Gambetta was seated at his desk in a large and handsomely furnished room. He made not the slightest sign of being aware that I was present. He did not even turn his face toward me. I did not learn until afterward that the distinguished Italian-Frenchman had one glass eye, and could see me just as well at an angle as he could full-face. But I grew tired of standing there silent, and was already weary from my long incarceration. I decided, after taking in this strange character, then at the top of the seething pot of French politics, that the best course for me was to put on a bold front.
"When a distinguished stranger calls to see you, M. Gambetta, I think you might offer him a chair."

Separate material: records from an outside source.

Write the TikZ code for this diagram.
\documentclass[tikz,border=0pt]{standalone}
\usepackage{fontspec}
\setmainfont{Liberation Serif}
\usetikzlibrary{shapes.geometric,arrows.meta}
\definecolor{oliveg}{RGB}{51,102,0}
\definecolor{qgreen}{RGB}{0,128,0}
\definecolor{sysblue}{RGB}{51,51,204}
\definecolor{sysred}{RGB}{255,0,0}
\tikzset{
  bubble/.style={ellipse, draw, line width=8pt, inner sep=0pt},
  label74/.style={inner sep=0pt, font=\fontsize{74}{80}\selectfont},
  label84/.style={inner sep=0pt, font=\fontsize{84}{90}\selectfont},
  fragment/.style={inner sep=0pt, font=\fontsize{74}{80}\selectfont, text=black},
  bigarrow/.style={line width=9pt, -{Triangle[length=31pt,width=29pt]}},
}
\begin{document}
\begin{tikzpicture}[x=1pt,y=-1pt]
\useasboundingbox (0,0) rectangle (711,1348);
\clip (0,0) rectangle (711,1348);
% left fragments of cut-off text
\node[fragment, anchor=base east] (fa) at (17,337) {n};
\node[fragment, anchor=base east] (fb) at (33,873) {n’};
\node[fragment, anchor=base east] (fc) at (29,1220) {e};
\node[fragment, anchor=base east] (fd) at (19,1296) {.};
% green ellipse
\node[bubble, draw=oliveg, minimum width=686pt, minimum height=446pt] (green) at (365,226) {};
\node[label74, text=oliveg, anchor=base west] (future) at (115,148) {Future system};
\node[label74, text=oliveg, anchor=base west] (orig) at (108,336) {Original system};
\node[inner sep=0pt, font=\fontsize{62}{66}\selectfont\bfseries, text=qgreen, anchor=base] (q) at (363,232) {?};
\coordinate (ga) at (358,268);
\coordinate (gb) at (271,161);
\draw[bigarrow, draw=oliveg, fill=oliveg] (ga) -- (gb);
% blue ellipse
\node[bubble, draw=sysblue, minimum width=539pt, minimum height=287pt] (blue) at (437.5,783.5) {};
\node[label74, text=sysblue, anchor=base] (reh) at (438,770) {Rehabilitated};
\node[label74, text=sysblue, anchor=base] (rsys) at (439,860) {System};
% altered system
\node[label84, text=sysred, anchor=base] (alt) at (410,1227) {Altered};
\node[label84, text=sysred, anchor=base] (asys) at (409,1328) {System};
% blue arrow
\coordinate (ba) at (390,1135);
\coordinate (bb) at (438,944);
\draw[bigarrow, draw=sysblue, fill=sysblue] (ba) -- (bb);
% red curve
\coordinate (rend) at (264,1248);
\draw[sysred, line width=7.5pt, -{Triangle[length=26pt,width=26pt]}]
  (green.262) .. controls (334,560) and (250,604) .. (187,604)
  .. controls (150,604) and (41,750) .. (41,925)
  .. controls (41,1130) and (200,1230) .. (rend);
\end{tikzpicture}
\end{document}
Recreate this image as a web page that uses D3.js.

The great man smiled, and motioned me to a seat with considerable graciousness. I took a chair, and said:
"M. Gambetta, you are the head of France, and I intend to be President of the United States. You can assist me, and I can assist you."
He looked at me with a curious regard, but did not smile.
"Send me to America, and I can help you get munitions of war, and win over the sympathy and assistance of the Americans."
I knew, of course, that he was going to send me out of France in any event, and I wanted to discount his plan.
The Dictator smiled again, and said: "You sent Cluseret to Paris, and bought him a uniform for 300 francs."
"You are only fairly well informed, M. Gambetta. I paid 350 francs for the uniform."
"Cluseret is a scoundrel," he said.
"The Communards call you that," I replied.
He ended our interview by saying a few pleasant words, bowing me out of the room, and sending me out of France forthwith.
I went straight to London, then to Liverpool, and sailed for New York in the Abyssinia, which, curiously enough, was afterward the pioneer ship on the line of boats between Vancouver and Yokohama, it having been bought by the Canadian Pacific.